Nonparametric Independence Screening And Test-based Screening Via The Variance Of The Regression Function

Open Access
- Author:
- Song, Won Chul
- Graduate Program:
- Statistics
- Degree:
- Doctor of Philosophy
- Document Type:
- Dissertation
- Date of Defense:
- April 30, 2015
- Committee Members:
- Michael G Akritas, Dissertation Advisor/Co-Advisor
Runze Li, Committee Member
Dennis Kon Jin Lin, Committee Member
Jingzhi Huang, Special Member - Keywords:
- Sure independence screening
test-based screening
Ultrahigh dimensionality - Abstract:
- This dissertation develops procedures for screening variables, in ultrahigh-dimensional settings, based on their predictive significance. First, we review existing literature on the sure screening procedures for analyzing ultrahigh-dimensional data. Second, we develop a screening procedure by ranking the variables, according to the variance of their respective marginal regression functions (RV-SIS). This is in sharp contrast with existing literature on feature screening, which ranks the variables according to some correlation measures with the response, and hence select variables with no predictive power (e.g., variables that influence aspects of the conditional distribution of the response other than the regression function). The RV-SIS is easy to implement and does not require any model specification for the regression functions (such as linear or other semi-parametric modeling).

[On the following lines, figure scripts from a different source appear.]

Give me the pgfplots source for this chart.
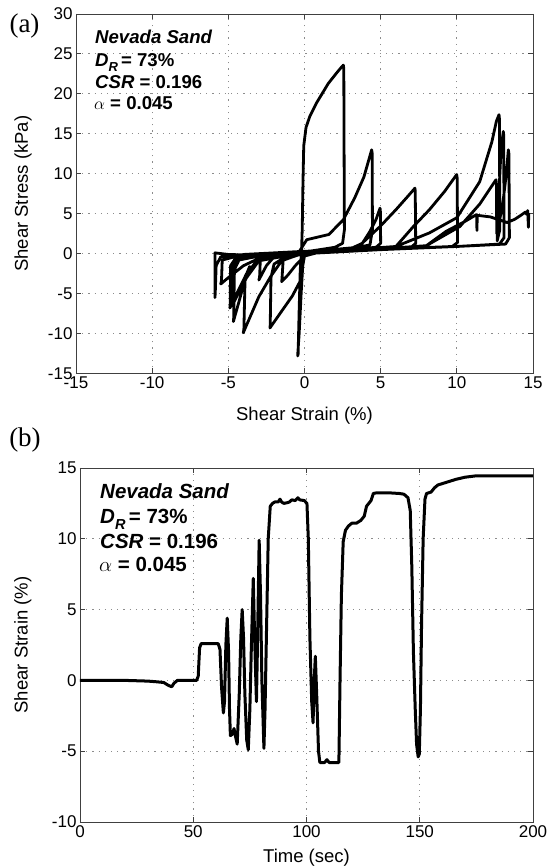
\documentclass[border=0pt]{standalone}
\usepackage{pgfplots}
\pgfplotsset{compat=1.18}
\usepackage{fontspec}
\setmainfont{Liberation Sans}
\newfontfamily\seriffont{Liberation Serif}

\begin{document}
\begin{tikzpicture}
\path[use as bounding box] (0pt,0pt) rectangle (547pt,867pt);
\pgfplotsset{
  myax/.style={
    scale only axis,
    anchor=south west,
    axis line style={draw=black!75, line width=0.9pt},
    tick style={draw=black!75, line width=0.9pt},
    major tick length=5pt,
    tick align=inside,
    grid=major,
    major grid style={draw=black!45, line width=0.9pt, dash pattern=on 1.2pt off 5pt},
    tick label style={font=\fontsize{17}{17}\selectfont},
    label style={font=\fontsize{18.5}{18.5}\selectfont},
    /pgf/number format/assume math mode=true,
  }
}

% ---------------- (a) ----------------
\begin{axis}[myax, at={(76pt,493.5pt)}, width=457pt, height=359.5pt,
  xmin=-15, xmax=15, ymin=-15, ymax=30,
  xtick={-15,-10,...,15}, ytick={-15,-10,...,30},
  xlabel={Shear Strain (\%)}, ylabel={Shear Stress (kPa)},
  xlabel style={at={(axis description cs:0.5,-0.118)}, anchor=center},
  ylabel style={at={(axis description cs:-0.116,0.5)}, anchor=center}]
\addplot[black, no markers, line width=2.8pt, line join=round, line cap=round] coordinates {
(0,0) (-0.1,-1) (-0.22,-5) (-0.35,-10) (-0.45,-12.8) (-0.42,-12.6) (-0.35,-7) (-0.28,-2) (-0.2,0)
(-0.15,3) (-0.1,9) (-0.05,13.5) (0.1,15.8) (0.35,17.2) (0.8,18.9) (1.56,21.3) (2.1,22.6) (2.45,23.4) (2.55,23.6)
(2.58,23.2) (2.6,12) (2.62,3) (2.5,1.3) (2.0,0.8) (1.0,0.5) (0.3,0.3)
(0,-0.3) (-0.3,-3.5) (-0.8,-5.3) (-1.5,-7.2) (-2.27,-9.3)
(-2.25,-8.9) (-2.2,-3) (-2.0,-1.3) (-1.5,-0.7) (-0.5,-0.2) (0.15,1.75) (1.6,2.4) (2.55,4.25) (3.3,7.0) (3.9,9.6) (4.41,13.0)
(4.44,12.6) (4.46,3) (4.3,1.1) (3,0.6) (1,0.3) (-0.5,-0.2) (-1.5,-0.9)
(-2.2,-2.8) (-3.0,-5.4) (-4.02,-9.9)
(-3.98,-9.5) (-3.9,-3) (-3.6,-1.6)
(-3.9,-3.2) (-4.3,-6) (-4.67,-8.5)
(-4.65,-8.1) (-4.6,-2) (-4.3,-0.8) (-3,-0.3) (-1,0.1) (1,0.3) (3,0.6) (3.8,1.3)
(4.3,2.8) (4.7,4.3) (4.96,5.7)
(4.98,5.3) (5.0,1.3) (4.7,0.8) (3,0.5) (1,0.2) (-1,-0.2) (-3,-0.6)
(-3.8,-2.5) (-4.4,-4.8) (-4.9,-6.8)
(-4.88,-6.4) (-4.85,-1.5) (-4.5,-0.5) (-2,0.1) (1,0.35) (3.5,0.8) (4.96,3.4)
(6.0,5.5) (6.7,7.0) (7.25,8.2)
(7.27,7.8) (7.3,1.3) (7.0,0.8) (4,0.5) (1,0.2) (0,-0.3)
(-0.6,-1.5) (-1.1,-2.7) (-1.5,-3.5)
(-1.48,-3.2) (-1.4,-0.8) (0,0.1) (3,0.5) (6,0.9) (7.15,3.4)
(8.2,5.5) (9.2,7.8) (9.99,9.9)
(10.02,9.5) (10.05,1.4) (9.7,0.9) (6,0.6) (2,0.3) (-1,-0.2) (-3,-0.9)
(-3.8,-3) (-4.3,-4.8) (-4.75,-6.5)
(-4.73,-6.1) (-4.7,-1.5) (-4.3,-0.5) (-1,0.1) (3,0.5) (6,0.9)
(8.2,2.6) (10,4.5) (11.5,9) (12.3,14) (12.6,16.6) (12.77,17.4)
(12.8,16.8) (12.82,3) (12.65,1.6)
(12.7,5) (12.9,13) (13.05,15.3)
(13.08,14.8) (13.1,2) (12.8,1.2) (10,0.9) (5,0.6) (0,0.1) (-2,-0.4)
(-2.5,-1.5) (-3,-3.3)
(-2.95,-3.0) (-2.9,-0.8) (-1,-0.1) (1.7,0.4)
(1.65,0.2) (0,0) (-3,-0.2) (-5,-0.1) (-5.88,0.1)
(-5.88,-5.5) (-5.86,-5.0) (-5.8,-1.5) (-5.5,-0.4) (-3,0) (0,0.2) (5,0.6) (8,1.0)
(10.2,3.4) (11.5,6.2) (12.57,9.25)
(12.6,8.7) (12.62,2.5) (13.0,6) (13.25,10) (13.38,13.0)
(13.42,12.5) (13.45,2) (13.2,1.2) (10,0.9) (5,0.5) (0,0) (-3,-0.6)
(-4,-1.5) (-5.0,-3) (-5.5,-3.8)
(-5.45,-3.4) (-5.4,-0.8) (-4,-0.1) (0,0.3) (5,0.6) (8,1.0)
(9.3,2.8) (10.5,4.0) (11.3,4.9) (11.32,2.9) (11.34,4.8) (12.2,4.6) (13.3,3.9) (13.8,4.3) (14.2,4.8) (14.5,5.2) (14.6,4.9) (14.65,5.4) (14.7,3.3) (14.72,5.0)
};
\end{axis}

% ---------------- (b) ----------------
\begin{axis}[myax, at={(80pt,45pt)}, width=453pt, height=354pt,
  xmin=0, xmax=200, ymin=-10, ymax=15,
  xtick={0,50,...,200}, ytick={-10,-5,...,15},
  xlabel={Time (sec)}, ylabel={Shear Strain (\%)},
  xlabel style={at={(axis description cs:0.5,-0.102)}, anchor=center},
  ylabel style={at={(axis description cs:-0.126,0.5)}, anchor=center}]
\addplot[black, no markers, line width=3pt, line join=round, line cap=round] coordinates {
(0,0) (10,0) (20,0) (30,-0.05) (34,-0.1) (37,-0.15) (39,-0.35) (40.5,-0.45) (41.5,-0.2) (43,0)
(47,0) (51.5,0) (52.2,0.3) (52.8,2.3) (53.5,2.6) (61,2.6) (61.8,2.2) (62.5,-0.5) (63.3,-2.3)
(63.8,-1.5) (64.4,2.5) (65.0,4.4) (65.6,2.0) (66.0,-2) (66.4,-3.9) (67.3,-3.8) (68.0,-3.4)
(68.6,-3.9) (69.4,-4.5) (70.3,-1) (71.0,3) (71.6,5.0) (72.2,3) (72.8,-1) (73.6,-4.2) (74.3,-4.9)
(75.0,-2) (75.6,2) (76.5,7.2) (77.1,3) (77.9,-1.5) (78.3,2) (79.1,9.9) (79.7,6) (80.3,0)
(81.2,-4.8) (81.7,-2) (82.4,4) (83.1,10) (84.0,12.3) (85,12.5) (86,12.6) (87.5,12.6) (88.3,12.8)
(89,12.6) (90,12.5) (91.5,12.55) (92.5,12.6) (93.5,12.75) (95,12.7) (96.2,12.9) (97,12.75)
(99,12.7) (100.2,12.5) (100.8,10) (101.5,3) (102.3,-1.5) (102.9,-3) (103.4,0) (103.9,1.7)
(104.5,-1) (105.3,-5) (105.9,-5.8) (108,-5.8) (109,-5.6) (110,-5.8) (114.3,-5.8) (114.8,0)
(115.4,6) (116.2,9.8) (117.2,10.6) (118.5,10.9) (120,11.1) (122,11.1) (124,11.3) (125.5,11.6)
(126.5,12.3) (127.5,12.5) (128.5,12.7) (129.5,13.2) (131,13.25) (136,13.25) (141,13.2)
(143,13.15) (144.8,12.9) (145.8,12) (146.5,8) (147.2,2) (148,-2) (148.6,-4.5) (149.3,-5.4)
(149.8,-5.2) (150.3,-2) (150.8,4) (151.5,10) (152.3,12.8) (153,13.2) (155,13.3) (156.5,13.6)
(158,13.8) (162,14.0) (166,14.2) (170,14.35) (175,14.45) (190,14.45) (200,14.45)
};
\end{axis}

% annotations (a)
\begin{scope}[every node/.style={anchor=base west, inner sep=0pt, font=\fontsize{18.6}{18.6}\selectfont\bfseries}]
\node at (95pt,823.7pt) {\itshape Nevada Sand};
\node at (95pt,800.3pt) {\textit{D}\raisebox{-0.28em}{\fontsize{13}{13}\selectfont\itshape R}\,= 73\%};
\node at (95pt,778.7pt) {\textit{CSR} = 0.196};
\node at (94pt,757pt) {$\alpha$ = 0.045};
\end{scope}
% annotations (b)
\begin{scope}[every node/.style={anchor=base west, inner sep=0pt, font=\fontsize{20.5}{20.5}\selectfont\bfseries}]
\node at (100pt,368.7pt) {\itshape Nevada Sand};
\node at (100pt,343.7pt) {\textit{D}\raisebox{-0.28em}{\fontsize{14.5}{14.5}\selectfont\itshape R}\,= 73\%};
\node at (100pt,318.7pt) {\textit{CSR} = 0.196};
\node at (99pt,295.3pt) {$\alpha$ = 0.045};
\end{scope}
\node[font=\seriffont\fontsize{27}{27}\selectfont] at (24.5pt,841pt) {(a)};
\node[font=\seriffont\fontsize{27}{27}\selectfont] at (25pt,427pt) {(b)};
\end{tikzpicture}
\end{document}
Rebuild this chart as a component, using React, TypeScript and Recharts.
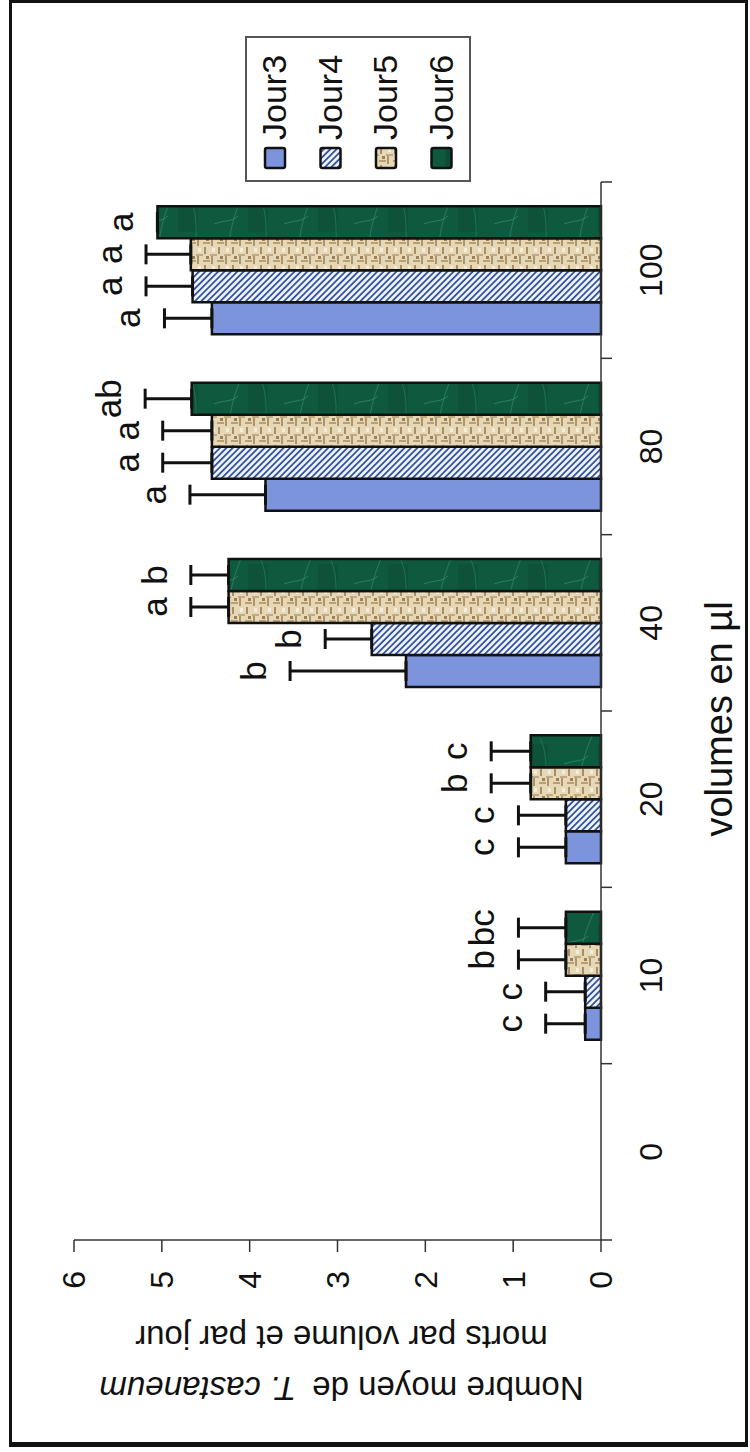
import React from "react";
import { BarChart, Bar, XAxis, YAxis, ErrorBar, LabelList, Legend } from "recharts";

// volumes (µl) on the category axis
const volumes = ["0", "10", "20", "40", "80", "100"];

// mean dead insects per volume and per day
const jour3 = [0, 0.18, 0.4, 2.22, 3.82, 4.43];
const jour4 = [0, 0.18, 0.4, 2.61, 4.43, 4.65];
const jour5 = [0, 0.4, 0.8, 4.24, 4.43, 4.67];
const jour6 = [0, 0.4, 0.8, 4.24, 4.66, 5.05];

// upper error (only the positive side is drawn)
const err3 = [0, 0.45, 0.54, 1.32, 0.86, 0.54];
const err4 = [0, 0.45, 0.54, 0.53, 0.56, 0.53];
const err5 = [0, 0.54, 0.45, 0.43, 0.56, 0.51];
const err6 = [0, 0.54, 0.45, 0.43, 0.53, 0];

// significance letters
const let3 = ["", "c", "c", "b", "a", "a"];
const let4 = ["", "c", "c", "b", "a", "a"];
const let5 = ["", "b", "b", "a", "a", "a"];
const let6 = ["", "bc", "c", "b", "ab", "a"];

const yTicks = [0, 1, 2, 3, 4, 5, 6];

const FONT = "'Liberation Sans', Arial, Helvetica, sans-serif";
const INK = "#111";

// chart is drawn upright, then the whole figure is turned a quarter turn
const W = 1452;
const H = 750;
const MARGIN = { top: 74, right: 182, bottom: 89, left: 112 };
const Y_AXIS_W = 100;
const PLOT_W = W - MARGIN.left - MARGIN.right - Y_AXIS_W;

const SERIES = [
  { key: "j3", name: "Jour3", values: jour3, errs: err3, letters: let3, fill: "#7c94dc" },
  { key: "j4", name: "Jour4", values: jour4, errs: err4, letters: let4, fill: "url(#hatchJ4)" },
  { key: "j5", name: "Jour5", values: jour5, errs: err5, letters: let5, fill: "url(#burlapJ5)" },
  { key: "j6", name: "Jour6", values: jour6, errs: err6, letters: let6, fill: "url(#marbleJ6)" },
];

const rows = volumes.map((v, i) => {
  const r: Record<string, any> = { volume: v, idx: i };
  SERIES.forEach((s) => {
    r[s.key] = s.values[i];
    r[s.key + "Err"] = [0, s.errs[i]];
  });
  return r;
});

// letter sits a little beyond the top of the error bar
const letterContent = (s: (typeof SERIES)[number]) => (props: any) => {
  const vb = props.viewBox ?? props;
  const x = vb.x ?? props.x;
  const y = vb.y ?? props.y;
  const width = vb.width ?? props.width;
  const height = vb.height ?? props.height;
  const i = Number(props.value);
  const label = s.letters[i];
  const v = s.values[i];
  if (!label || !v || !height) return null;
  const perUnit = height / v;
  const errTop = y - s.errs[i] * perUnit;
  return (
    <text x={x + width / 2} y={errTop - 24} textAnchor="middle" fontSize={35} fontFamily={FONT} fill={INK}>
      {label}
    </text>
  );
};

const VolumeTick = (props: any) => {
  const { x, y, payload, index, visibleTicksCount } = props;
  const count = visibleTicksCount || volumes.length;
  const bw = (props.width || PLOT_W) / count;
  return (
    <g>
      <line x1={x - bw / 2} x2={x - bw / 2} y1={y} y2={y + 11} stroke="#333" strokeWidth={1.5} />
      {index === count - 1 && (
        <line x1={x + bw / 2} x2={x + bw / 2} y1={y} y2={y + 11} stroke="#333" strokeWidth={1.5} />
      )}
      <text x={x} y={y + 61} textAnchor="middle" fontSize={32} fontFamily={FONT} fill={INK}>
        {payload.value}
      </text>
    </g>
  );
};

const XTitle = (props: any) => {
  const vb = props.viewBox;
  return (
    <text x={vb.x + vb.width / 2 - 8} y={vb.y + 131} textAnchor="middle" fontSize={38} fontFamily={FONT} fill={INK}>
      volumes en µl
    </text>
  );
};

const YTitle = (props: any) => {
  const vb = props.viewBox;
  const cy = vb.y + vb.height / 2 + 4;
  const x1 = vb.x - 37;
  const x2 = vb.x + 14;
  return (
    <g fontFamily={FONT} fontSize={33} fill={INK}>
      <text transform={`translate(${x1},${cy}) rotate(-90)`} textAnchor="middle">
        Nombre moyen de
        <tspan dx={16} fontStyle="italic">T. castaneum</tspan>
      </text>
      <text transform={`translate(${x2},${cy}) rotate(-90)`} textAnchor="middle">
        morts par volume et par jour
      </text>
    </g>
  );
};

const LegendBox = () => (
  <svg width={146} height={226} style={{ display: "block", overflow: "visible" }}>
    <rect x={1} y={1} width={144} height={224} fill="#fff" stroke="#555" strokeWidth={2} />
    {SERIES.map((s, i) => (
      <g key={s.key} transform={`translate(0, ${30 + i * 55.5})`}>
        <rect x={14} y={-10} width={20} height={20} rx={2} fill={s.fill} stroke={INK} strokeWidth={2.5} />
        <text x={42} y={11} fontSize={34} fontFamily={FONT} fill={INK}>
          {s.name}
        </text>
      </g>
    ))}
  </svg>
);

export default function App() {
  return (
    <div style={{ position: "absolute", left: 0, top: 0, width: 750, height: 1452, overflow: "hidden", background: "#fff" }}>
      <div
        style={{
          position: "absolute",
          left: 0,
          top: 0,
          width: W,
          height: H,
          transformOrigin: "0 0",
          transform: `translateY(${W}px) rotate(-90deg)`,
        }}
      >
        <BarChart width={W} height={H} data={rows} margin={MARGIN} barGap={0} barSize={32}>
          <defs>
            <pattern id="hatchJ4" width={4.5} height={4.5} patternUnits="userSpaceOnUse" patternTransform="rotate(-45)">
              <rect width={4.5} height={4.5} fill="#eef2fa" />
              <rect width={1.8} height={4.5} fill="#34549c" />
            </pattern>
            <pattern id="burlapJ5" width={18} height={14} patternUnits="userSpaceOnUse">
              <rect width={18} height={14} fill="#e6d8b6" />
              <rect x={0} y={1} width={8} height={2} fill="#ad946a" />
              <rect x={10} y={8} width={7} height={2} fill="#a88e62" />
              <rect x={8} y={0} width={2} height={7} fill="#c0aa82" />
              <rect x={2} y={7} width={2} height={7} fill="#b89f76" />
              <rect x={12} y={2} width={4} height={3} fill="#f3ecd8" />
              <rect x={5} y={10} width={3} height={3} fill="#9c8157" />
            </pattern>
            <pattern id="marbleJ6" width={90} height={70} patternUnits="userSpaceOnUse">
              <rect width={90} height={70} fill="#0f5a3f" />
              <rect x={6} y={4} width={30} height={18} fill="#0c4d35" />
              <rect x={50} y={38} width={28} height={20} fill="#0d5239" />
              <path d="M0 16 C20 24 40 10 90 34" stroke="#2a8062" strokeWidth={1.2} fill="none" opacity={0.8} />
              <path d="M8 64 C30 50 60 62 84 50" stroke="#25785b" strokeWidth={1} fill="none" opacity={0.8} />
              <path d="M58 4 C62 14 60 22 66 28" stroke="#3a9274" strokeWidth={0.9} fill="none" opacity={0.7} />
            </pattern>
          </defs>
          <XAxis
            dataKey="volume"
            height={60}
            tickSize={0}
            tickMargin={0}
            interval={0}
            tick={<VolumeTick />}
            axisLine={{ stroke: "#333", strokeWidth: 1.5 }}
            tickLine={false}
            label={(p: any) => <XTitle {...p} />}
          />
          <YAxis
            domain={[0, 6]}
            ticks={yTicks}
            interval={0}
            width={Y_AXIS_W}
            tickSize={12}
            tickMargin={19}
            tick={{ fontSize: 32, fill: INK, fontFamily: FONT }}
            axisLine={{ stroke: "#333", strokeWidth: 1.5 }}
            tickLine={{ stroke: "#333", strokeWidth: 1.5 }}
            label={(p: any) => <YTitle {...p} />}
          />
          <Legend
            layout="vertical"
            align="center"
            verticalAlign="middle"
            content={() => <LegendBox />}
            wrapperStyle={{ left: 1270, top: 245, width: 146, height: 226 }}
          />
          {SERIES.map((s) => (
            <Bar
              key={s.key}
              dataKey={s.key}
              name={s.name}
              fill={s.fill}
              stroke={INK}
              strokeWidth={2.5}
              isAnimationActive={false}
            >
              <ErrorBar dataKey={s.key + "Err"} direction="y" width={10} stroke={INK} strokeWidth={3} />
              <LabelList dataKey="idx" content={letterContent(s)} />
            </Bar>
          ))}
        </BarChart>
      </div>
      <div
        style={{
          position: "absolute",
          left: 9,
          top: 0,
          width: 739,
          height: 1447,
          boxSizing: "border-box",
          border: "3px solid #111",
          borderBottomWidth: 5,
          pointerEvents: "none",
        }}
      />
    </div>
  );
}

We show that, under some mild technical conditions, the RV-SIS possesses a sure independence property, which is defined by Fan and Lv (2008). Numerical comparisons suggest that RV-SIS has competitive performance compared to other screening procedure and outperforms them in many different model settings. Third, we develop a test procedure for the hypothesis of a constant regression function, and also a test-based variable screening procedure. We study the asymptotic theory for the variance of the regression function and use it to introduce a new test procedure for testing the significance of a predictor. Using the set of p-values, we introduce a variable screening procedure with a specified desirable false discovery rate by using Benjamini and Hochberg (1995) approach.